Unfortunately, Magary’s structure creaks under the weight of all these discursive detours – tellingly, in an interview with the AV Club he seems to persist in understanding the first and second halves of the novels as separate entities. Furthermore, beyond this illusion of detail, and the witticisms and wisecracks which are his strength, his material is undeniably thin. There’s a moment when Farrell is selecting his ‘grail’ – there comes a fashion for all postmortals to own a little cup like Christ’s – when Magary inserts Indiana Jones into his text. Much of The End Specialist feels received in this way, as if Jonathan Swift made all the salient points about immortality in 1726 and Magary’s job is merely to insert smartphones into the milieu. For all his invention – the eponymous job title belongs to government-sanctioned euthanisers, for instance, and their opposite numbers come to be the fanatical ‘Greenies’, internet trolls made flesh who seek to spoil postmortality with violence and torture – there remains in the air between these pages a certain staleness: “cheap suits flooded the hallway and skittered around like vermin, [pg. 370]”, for example, is a clause powered purely by cliché.

In that AV Club interview, Magary confesses that he discovered only once he had completed his novel that Kurt Vonnegut had written a short story about precisely the same concept (one assumes he means ‘2 B R o 2B’).
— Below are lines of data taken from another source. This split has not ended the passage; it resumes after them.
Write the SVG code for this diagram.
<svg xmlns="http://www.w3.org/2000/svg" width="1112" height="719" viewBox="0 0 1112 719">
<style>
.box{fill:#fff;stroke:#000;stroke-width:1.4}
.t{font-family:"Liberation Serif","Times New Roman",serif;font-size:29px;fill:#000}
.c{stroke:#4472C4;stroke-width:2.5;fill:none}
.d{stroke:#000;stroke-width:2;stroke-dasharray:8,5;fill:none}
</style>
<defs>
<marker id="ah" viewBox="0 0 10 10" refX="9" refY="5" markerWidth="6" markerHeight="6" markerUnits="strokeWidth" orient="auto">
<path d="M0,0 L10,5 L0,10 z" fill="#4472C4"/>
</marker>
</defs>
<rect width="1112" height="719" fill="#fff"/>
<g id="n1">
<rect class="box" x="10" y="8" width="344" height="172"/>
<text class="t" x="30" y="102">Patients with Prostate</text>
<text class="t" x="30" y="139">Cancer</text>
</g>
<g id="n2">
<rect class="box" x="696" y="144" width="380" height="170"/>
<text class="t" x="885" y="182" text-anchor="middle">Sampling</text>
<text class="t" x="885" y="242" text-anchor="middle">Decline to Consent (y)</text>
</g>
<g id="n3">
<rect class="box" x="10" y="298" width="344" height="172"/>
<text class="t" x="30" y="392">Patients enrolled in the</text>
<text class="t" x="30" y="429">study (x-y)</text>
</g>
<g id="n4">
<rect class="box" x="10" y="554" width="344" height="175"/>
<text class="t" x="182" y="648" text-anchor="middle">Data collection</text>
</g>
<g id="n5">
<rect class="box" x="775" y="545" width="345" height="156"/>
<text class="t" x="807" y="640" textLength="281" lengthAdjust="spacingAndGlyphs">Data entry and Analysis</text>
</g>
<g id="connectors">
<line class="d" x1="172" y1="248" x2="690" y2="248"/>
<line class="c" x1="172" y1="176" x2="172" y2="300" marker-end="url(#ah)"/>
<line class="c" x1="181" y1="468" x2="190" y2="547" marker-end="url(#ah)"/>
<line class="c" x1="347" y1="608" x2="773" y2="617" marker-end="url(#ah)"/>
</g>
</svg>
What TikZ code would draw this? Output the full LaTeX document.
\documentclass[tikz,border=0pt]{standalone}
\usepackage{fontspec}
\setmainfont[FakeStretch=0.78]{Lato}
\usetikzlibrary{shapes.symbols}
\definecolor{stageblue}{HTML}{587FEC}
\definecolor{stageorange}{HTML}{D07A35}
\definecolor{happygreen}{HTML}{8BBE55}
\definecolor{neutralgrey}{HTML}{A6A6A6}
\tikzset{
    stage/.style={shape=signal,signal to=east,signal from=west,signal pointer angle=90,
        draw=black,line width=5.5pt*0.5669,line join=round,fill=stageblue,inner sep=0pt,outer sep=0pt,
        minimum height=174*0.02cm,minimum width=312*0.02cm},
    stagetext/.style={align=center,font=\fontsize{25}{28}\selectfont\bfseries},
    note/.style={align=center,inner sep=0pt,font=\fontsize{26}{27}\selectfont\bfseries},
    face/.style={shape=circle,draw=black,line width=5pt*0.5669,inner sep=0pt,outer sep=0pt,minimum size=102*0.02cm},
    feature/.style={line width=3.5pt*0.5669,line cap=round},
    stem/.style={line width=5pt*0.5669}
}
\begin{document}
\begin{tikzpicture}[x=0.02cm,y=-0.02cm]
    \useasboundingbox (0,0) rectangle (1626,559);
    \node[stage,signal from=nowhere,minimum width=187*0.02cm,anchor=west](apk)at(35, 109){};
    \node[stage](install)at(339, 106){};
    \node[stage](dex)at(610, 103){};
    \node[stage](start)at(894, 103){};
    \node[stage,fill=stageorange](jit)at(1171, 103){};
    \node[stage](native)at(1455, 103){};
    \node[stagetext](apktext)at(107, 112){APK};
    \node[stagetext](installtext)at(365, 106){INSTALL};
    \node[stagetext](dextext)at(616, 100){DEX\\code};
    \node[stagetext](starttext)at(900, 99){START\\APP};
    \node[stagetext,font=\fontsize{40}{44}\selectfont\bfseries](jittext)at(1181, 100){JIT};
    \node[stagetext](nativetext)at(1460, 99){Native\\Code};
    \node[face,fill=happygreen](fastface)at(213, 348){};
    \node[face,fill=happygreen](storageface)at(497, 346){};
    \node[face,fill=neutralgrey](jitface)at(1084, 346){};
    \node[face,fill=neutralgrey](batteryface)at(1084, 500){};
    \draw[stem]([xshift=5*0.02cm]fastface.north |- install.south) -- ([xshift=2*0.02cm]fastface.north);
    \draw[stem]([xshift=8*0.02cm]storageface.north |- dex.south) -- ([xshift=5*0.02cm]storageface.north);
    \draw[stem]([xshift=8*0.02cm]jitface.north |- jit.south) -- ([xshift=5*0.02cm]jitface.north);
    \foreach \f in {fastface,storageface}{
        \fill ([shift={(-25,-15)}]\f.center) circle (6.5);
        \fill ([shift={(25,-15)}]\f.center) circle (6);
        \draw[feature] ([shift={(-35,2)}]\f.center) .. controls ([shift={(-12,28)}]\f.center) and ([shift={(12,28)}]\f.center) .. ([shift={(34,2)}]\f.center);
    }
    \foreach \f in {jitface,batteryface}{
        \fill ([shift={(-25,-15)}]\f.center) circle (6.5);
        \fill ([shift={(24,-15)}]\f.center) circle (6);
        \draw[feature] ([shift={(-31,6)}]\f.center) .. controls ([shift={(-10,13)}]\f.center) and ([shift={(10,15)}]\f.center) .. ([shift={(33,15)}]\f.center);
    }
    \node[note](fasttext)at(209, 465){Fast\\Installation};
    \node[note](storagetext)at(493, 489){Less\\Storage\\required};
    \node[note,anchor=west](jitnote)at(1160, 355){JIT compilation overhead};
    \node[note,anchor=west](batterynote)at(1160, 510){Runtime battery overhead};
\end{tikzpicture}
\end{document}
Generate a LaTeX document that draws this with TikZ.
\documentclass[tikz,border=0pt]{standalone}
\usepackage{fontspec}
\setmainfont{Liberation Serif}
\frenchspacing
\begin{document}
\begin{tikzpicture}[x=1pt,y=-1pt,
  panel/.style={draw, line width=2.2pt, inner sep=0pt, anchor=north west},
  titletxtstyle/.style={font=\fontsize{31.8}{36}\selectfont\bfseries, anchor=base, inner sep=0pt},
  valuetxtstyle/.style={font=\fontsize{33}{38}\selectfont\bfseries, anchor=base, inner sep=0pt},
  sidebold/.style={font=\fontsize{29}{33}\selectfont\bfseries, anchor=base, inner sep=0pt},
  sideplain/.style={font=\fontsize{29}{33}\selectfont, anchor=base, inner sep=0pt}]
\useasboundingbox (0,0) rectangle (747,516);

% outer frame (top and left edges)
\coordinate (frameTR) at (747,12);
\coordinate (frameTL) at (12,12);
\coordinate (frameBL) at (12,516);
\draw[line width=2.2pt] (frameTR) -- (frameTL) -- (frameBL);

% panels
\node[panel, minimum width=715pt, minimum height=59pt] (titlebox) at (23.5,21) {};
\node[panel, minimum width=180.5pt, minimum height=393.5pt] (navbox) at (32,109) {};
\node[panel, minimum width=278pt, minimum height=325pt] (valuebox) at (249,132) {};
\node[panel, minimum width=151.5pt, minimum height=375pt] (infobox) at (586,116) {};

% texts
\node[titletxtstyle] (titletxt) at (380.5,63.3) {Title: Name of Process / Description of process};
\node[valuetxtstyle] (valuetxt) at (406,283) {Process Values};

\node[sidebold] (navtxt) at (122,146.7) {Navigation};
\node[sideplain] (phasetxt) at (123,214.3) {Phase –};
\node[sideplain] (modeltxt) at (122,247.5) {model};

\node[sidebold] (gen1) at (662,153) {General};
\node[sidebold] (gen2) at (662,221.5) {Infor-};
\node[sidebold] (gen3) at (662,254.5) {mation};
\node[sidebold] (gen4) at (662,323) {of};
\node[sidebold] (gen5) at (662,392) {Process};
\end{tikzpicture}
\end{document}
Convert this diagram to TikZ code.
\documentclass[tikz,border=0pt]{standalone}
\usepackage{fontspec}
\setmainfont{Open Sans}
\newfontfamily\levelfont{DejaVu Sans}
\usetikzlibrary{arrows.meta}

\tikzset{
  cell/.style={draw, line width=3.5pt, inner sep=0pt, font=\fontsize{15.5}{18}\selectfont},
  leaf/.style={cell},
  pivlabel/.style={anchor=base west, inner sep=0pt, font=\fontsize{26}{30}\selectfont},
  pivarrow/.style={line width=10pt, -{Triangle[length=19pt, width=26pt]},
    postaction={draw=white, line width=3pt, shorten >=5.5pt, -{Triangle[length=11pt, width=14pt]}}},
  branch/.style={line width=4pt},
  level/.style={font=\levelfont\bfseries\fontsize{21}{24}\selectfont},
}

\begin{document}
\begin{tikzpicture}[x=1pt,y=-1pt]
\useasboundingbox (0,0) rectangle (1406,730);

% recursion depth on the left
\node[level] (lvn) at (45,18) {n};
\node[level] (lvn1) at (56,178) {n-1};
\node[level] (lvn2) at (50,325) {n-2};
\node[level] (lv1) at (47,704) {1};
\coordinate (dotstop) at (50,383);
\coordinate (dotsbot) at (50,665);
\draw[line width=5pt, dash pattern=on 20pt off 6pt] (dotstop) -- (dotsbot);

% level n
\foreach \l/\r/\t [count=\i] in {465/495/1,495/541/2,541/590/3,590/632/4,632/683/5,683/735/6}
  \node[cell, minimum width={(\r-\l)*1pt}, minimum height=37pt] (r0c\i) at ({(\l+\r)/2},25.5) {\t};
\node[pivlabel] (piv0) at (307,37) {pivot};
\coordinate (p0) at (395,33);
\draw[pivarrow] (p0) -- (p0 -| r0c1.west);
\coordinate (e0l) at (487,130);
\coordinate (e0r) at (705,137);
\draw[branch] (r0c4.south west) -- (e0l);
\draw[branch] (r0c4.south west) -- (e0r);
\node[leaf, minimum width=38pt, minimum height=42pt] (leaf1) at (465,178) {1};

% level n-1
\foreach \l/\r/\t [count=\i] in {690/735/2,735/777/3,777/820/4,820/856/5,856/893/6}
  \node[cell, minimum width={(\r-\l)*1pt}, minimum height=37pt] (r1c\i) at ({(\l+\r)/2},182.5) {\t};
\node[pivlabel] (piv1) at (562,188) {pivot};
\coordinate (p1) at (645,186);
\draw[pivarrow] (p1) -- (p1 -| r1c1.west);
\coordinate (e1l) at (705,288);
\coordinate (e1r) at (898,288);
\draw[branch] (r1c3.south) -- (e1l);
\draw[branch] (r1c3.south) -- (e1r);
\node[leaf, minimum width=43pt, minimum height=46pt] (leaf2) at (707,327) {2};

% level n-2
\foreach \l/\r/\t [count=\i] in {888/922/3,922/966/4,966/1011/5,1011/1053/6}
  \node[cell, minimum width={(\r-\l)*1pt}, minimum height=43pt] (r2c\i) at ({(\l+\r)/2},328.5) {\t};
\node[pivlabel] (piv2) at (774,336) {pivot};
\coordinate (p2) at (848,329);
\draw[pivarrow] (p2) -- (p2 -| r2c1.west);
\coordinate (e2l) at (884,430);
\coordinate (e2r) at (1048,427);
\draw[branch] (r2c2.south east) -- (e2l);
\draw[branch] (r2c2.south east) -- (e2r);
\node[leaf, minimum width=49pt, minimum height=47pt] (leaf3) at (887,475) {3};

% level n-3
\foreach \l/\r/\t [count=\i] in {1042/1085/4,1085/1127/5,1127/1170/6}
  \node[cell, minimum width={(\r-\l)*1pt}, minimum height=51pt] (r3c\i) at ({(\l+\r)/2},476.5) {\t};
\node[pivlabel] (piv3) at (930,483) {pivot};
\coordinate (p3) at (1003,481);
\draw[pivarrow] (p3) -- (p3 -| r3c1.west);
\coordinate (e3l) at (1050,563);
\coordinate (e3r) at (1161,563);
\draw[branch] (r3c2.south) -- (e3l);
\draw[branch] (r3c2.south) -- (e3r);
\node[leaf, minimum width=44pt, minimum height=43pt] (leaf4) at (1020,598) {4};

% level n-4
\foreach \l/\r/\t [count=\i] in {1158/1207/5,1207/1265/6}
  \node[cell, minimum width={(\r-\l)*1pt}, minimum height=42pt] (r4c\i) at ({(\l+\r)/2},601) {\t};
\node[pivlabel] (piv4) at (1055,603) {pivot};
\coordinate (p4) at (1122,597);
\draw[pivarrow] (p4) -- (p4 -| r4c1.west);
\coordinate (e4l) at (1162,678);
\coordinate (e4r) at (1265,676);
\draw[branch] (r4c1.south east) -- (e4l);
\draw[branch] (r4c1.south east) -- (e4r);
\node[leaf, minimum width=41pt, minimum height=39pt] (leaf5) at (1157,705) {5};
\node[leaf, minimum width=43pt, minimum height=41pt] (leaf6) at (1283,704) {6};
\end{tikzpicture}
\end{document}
It’s this ignorance of its forebears, of course, which leads The End Specialist, despite its accumulated variety of incident and its comedic deftness, ultimately to read thinly and clumsily. I can see why those former qualities were deemed by the Clarke judges as reason enough to honour the book with a spot on the shortlist; I struggle, however, to understand how they trumped the similar qualities of other books which did not exhibit the latter demerits to quite so pronounced a degree.